**Goal of the exercise**:
Using the data beneath, show every line that includes the word "this".

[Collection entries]

********************

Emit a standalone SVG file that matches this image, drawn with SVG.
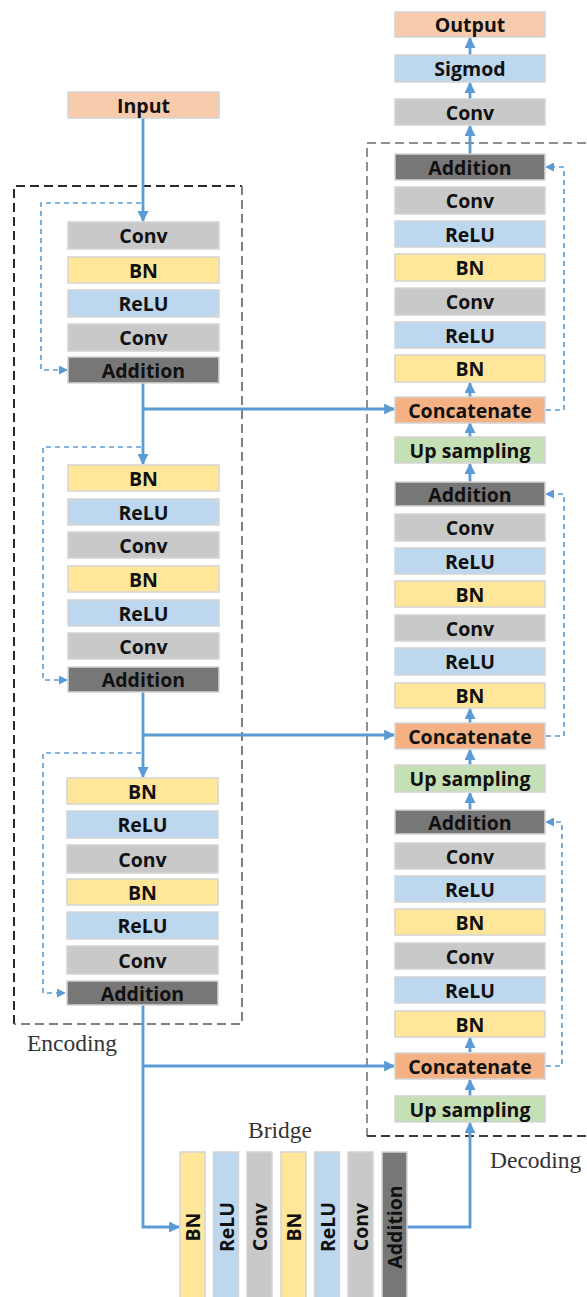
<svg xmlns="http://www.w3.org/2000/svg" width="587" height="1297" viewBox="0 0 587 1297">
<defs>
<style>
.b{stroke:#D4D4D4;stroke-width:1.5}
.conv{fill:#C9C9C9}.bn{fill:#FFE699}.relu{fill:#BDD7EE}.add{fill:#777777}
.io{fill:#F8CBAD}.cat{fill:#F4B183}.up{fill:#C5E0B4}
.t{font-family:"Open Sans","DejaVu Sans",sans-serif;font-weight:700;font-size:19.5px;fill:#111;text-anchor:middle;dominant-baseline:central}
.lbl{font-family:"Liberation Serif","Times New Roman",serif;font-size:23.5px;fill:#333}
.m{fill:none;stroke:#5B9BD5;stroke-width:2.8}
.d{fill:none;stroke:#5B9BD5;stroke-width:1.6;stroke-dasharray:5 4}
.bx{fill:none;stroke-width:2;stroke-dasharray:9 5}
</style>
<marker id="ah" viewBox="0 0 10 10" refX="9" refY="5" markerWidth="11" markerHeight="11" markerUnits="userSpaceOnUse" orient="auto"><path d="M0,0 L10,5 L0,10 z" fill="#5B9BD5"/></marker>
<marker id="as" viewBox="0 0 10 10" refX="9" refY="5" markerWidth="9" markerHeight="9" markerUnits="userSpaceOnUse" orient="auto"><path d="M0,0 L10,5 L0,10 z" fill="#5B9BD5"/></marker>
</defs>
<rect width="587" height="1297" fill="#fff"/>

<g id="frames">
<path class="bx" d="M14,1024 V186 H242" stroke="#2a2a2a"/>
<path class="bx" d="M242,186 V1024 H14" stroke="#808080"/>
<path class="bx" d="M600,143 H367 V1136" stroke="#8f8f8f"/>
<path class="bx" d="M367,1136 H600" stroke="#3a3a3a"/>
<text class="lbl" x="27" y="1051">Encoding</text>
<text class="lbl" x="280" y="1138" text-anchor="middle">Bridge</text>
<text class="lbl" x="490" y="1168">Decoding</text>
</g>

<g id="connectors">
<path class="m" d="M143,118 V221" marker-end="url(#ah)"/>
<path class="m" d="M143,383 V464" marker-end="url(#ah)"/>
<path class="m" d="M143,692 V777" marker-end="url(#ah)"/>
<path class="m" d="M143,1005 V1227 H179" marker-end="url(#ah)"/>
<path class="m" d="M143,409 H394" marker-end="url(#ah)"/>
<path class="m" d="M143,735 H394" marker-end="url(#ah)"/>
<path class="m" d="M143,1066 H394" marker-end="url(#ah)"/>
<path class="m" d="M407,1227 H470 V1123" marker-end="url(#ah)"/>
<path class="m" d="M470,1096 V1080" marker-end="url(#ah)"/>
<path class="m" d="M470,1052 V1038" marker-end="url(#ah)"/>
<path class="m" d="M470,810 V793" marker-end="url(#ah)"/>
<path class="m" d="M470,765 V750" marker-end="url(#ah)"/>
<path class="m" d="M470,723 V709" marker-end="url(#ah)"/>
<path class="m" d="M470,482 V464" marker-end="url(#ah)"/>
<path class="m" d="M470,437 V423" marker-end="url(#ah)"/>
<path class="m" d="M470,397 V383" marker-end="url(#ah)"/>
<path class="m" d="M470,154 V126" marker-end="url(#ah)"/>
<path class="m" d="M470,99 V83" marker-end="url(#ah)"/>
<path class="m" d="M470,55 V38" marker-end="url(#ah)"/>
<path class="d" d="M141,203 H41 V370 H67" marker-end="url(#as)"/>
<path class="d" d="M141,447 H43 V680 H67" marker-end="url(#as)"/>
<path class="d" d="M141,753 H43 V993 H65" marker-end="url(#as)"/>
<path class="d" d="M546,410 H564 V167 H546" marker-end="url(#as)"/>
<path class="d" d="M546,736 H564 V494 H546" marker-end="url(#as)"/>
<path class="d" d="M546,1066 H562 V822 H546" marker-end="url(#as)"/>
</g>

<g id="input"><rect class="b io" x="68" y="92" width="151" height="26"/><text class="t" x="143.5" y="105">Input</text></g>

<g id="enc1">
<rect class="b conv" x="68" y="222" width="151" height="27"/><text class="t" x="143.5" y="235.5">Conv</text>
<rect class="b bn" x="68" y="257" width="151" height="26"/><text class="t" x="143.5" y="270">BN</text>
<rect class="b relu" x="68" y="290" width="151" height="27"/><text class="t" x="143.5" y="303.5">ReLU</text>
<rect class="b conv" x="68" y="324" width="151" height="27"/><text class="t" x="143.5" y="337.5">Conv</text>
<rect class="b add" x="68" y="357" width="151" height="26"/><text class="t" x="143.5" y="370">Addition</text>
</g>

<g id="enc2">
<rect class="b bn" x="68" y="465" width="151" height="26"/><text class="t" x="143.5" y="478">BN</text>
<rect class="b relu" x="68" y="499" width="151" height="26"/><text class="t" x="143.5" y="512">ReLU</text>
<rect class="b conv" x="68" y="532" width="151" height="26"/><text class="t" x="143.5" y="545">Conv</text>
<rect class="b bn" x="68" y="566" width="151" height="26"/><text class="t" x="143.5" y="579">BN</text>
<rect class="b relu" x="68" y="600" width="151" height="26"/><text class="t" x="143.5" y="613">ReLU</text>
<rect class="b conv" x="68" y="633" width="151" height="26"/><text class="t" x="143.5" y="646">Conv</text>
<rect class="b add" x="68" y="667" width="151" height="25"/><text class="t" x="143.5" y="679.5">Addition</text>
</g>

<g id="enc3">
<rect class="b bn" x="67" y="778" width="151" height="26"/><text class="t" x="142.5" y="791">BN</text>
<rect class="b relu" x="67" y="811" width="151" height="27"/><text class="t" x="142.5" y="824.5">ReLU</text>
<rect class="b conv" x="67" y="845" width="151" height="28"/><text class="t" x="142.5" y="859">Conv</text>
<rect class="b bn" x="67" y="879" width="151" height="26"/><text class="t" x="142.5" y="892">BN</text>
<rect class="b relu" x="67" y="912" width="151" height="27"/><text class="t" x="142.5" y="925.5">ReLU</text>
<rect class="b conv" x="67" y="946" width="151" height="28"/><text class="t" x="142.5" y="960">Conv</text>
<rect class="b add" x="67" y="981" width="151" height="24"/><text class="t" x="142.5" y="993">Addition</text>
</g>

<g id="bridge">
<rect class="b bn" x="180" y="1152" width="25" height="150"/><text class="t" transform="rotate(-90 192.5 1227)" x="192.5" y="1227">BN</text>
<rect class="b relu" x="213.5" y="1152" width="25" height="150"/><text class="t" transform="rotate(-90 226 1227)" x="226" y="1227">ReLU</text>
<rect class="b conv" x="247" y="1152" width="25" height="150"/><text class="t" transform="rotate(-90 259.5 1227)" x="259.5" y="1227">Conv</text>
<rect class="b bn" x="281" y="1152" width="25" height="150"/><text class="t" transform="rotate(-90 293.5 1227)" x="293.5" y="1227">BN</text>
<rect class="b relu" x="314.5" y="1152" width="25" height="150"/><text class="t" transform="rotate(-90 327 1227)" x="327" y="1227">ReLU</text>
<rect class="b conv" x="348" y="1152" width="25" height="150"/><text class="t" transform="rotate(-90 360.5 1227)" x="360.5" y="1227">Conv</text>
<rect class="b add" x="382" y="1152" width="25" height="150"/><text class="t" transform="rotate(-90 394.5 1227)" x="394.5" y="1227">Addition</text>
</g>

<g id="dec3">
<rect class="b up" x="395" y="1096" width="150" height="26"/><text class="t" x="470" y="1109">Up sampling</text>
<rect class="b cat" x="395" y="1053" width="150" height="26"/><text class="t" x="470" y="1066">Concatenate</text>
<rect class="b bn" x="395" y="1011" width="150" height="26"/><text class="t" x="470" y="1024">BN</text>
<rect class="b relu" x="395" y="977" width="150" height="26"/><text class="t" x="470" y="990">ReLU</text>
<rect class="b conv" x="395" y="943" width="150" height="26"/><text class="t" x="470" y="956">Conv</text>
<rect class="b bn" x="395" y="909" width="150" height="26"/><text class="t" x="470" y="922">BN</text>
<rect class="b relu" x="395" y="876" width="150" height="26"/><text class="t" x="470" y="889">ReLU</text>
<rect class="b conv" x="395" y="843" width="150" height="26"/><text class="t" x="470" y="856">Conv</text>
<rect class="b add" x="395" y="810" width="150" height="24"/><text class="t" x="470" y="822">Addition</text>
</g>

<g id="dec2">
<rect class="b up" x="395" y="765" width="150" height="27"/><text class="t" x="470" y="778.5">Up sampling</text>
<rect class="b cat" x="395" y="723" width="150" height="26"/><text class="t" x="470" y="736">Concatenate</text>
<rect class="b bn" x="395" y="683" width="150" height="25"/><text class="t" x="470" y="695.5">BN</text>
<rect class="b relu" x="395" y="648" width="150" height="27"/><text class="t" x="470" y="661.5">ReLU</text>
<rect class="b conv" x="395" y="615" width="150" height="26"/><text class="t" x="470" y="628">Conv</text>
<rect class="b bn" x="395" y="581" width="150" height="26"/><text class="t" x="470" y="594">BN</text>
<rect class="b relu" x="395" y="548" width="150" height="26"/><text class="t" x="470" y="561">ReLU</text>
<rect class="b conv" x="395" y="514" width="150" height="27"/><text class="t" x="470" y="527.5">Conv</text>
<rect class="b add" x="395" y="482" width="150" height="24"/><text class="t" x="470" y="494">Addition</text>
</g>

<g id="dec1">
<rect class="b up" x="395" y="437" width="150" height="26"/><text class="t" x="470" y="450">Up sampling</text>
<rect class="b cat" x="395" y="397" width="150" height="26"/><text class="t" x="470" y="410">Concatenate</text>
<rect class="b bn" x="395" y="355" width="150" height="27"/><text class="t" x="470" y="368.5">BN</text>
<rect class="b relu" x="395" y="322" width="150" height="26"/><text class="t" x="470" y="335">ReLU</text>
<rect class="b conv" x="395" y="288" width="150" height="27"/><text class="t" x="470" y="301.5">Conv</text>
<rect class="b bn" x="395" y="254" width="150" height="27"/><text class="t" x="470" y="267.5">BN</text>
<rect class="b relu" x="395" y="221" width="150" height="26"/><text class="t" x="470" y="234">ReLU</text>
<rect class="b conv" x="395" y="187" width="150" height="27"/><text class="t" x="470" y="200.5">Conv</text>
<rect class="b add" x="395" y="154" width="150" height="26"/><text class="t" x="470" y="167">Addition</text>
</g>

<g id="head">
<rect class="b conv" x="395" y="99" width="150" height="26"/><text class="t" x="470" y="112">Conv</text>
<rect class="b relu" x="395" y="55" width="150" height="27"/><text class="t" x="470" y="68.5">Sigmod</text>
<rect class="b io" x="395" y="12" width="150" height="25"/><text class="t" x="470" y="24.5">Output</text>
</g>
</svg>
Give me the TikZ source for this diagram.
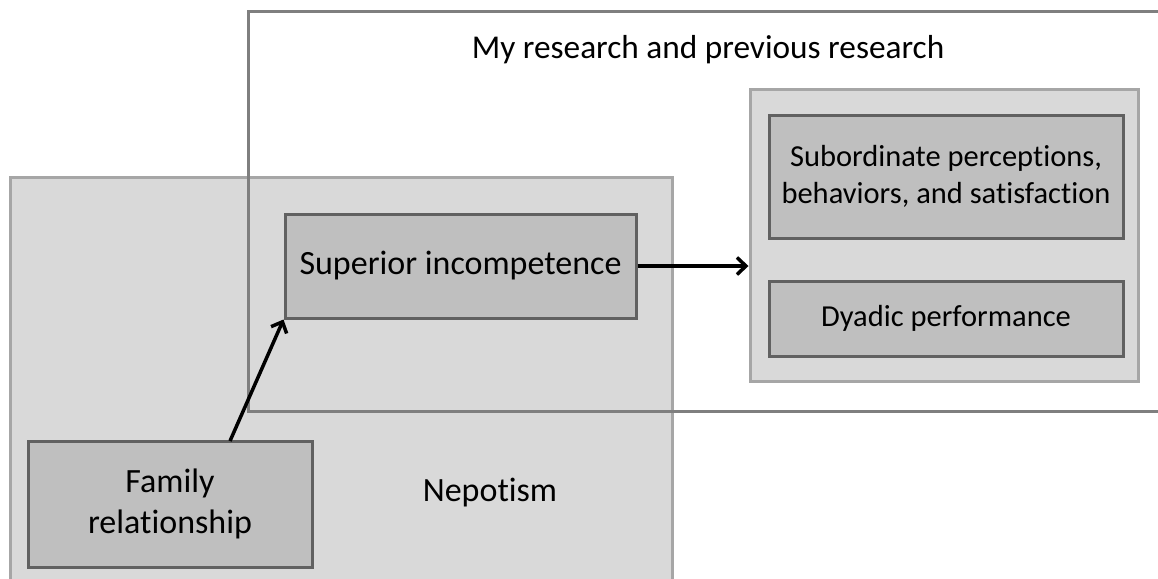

********************

**Correct answer**:
Emit a standalone SVG file that matches this image, drawn with SVG.
Give me the TikZ source for this diagram.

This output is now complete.